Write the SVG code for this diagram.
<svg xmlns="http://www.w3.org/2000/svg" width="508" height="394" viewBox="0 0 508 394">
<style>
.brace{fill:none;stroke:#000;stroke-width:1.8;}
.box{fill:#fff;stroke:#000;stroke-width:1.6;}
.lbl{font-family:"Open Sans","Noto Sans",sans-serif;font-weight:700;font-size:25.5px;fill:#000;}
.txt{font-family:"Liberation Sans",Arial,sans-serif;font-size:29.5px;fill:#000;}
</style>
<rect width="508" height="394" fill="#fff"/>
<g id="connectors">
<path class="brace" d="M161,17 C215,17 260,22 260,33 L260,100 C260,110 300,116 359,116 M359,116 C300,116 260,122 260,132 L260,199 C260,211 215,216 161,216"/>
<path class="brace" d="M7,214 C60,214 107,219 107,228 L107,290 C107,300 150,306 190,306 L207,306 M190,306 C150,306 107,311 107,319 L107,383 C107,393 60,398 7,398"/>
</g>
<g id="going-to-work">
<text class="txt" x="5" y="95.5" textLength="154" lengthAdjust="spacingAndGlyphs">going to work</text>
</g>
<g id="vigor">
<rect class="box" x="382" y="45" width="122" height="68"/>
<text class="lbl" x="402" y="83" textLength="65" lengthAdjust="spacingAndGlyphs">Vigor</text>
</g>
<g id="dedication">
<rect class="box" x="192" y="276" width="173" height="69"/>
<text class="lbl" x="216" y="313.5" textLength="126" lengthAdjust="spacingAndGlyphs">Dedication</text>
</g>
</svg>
...
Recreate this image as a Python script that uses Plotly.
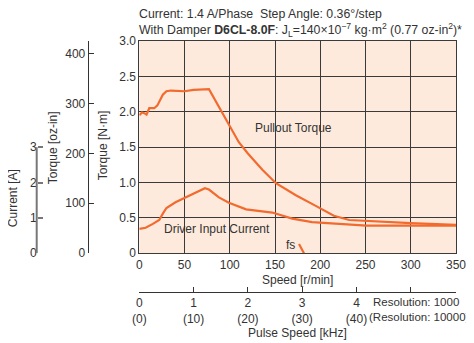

**INSTRUCTION**
Scan the listing above and identify each line holding the string "this"; copy every such line.

**REPLY TO THE EXERCISE**
Write the SVG code for this diagram.
Recreate this image as a Python script that uses Plotly.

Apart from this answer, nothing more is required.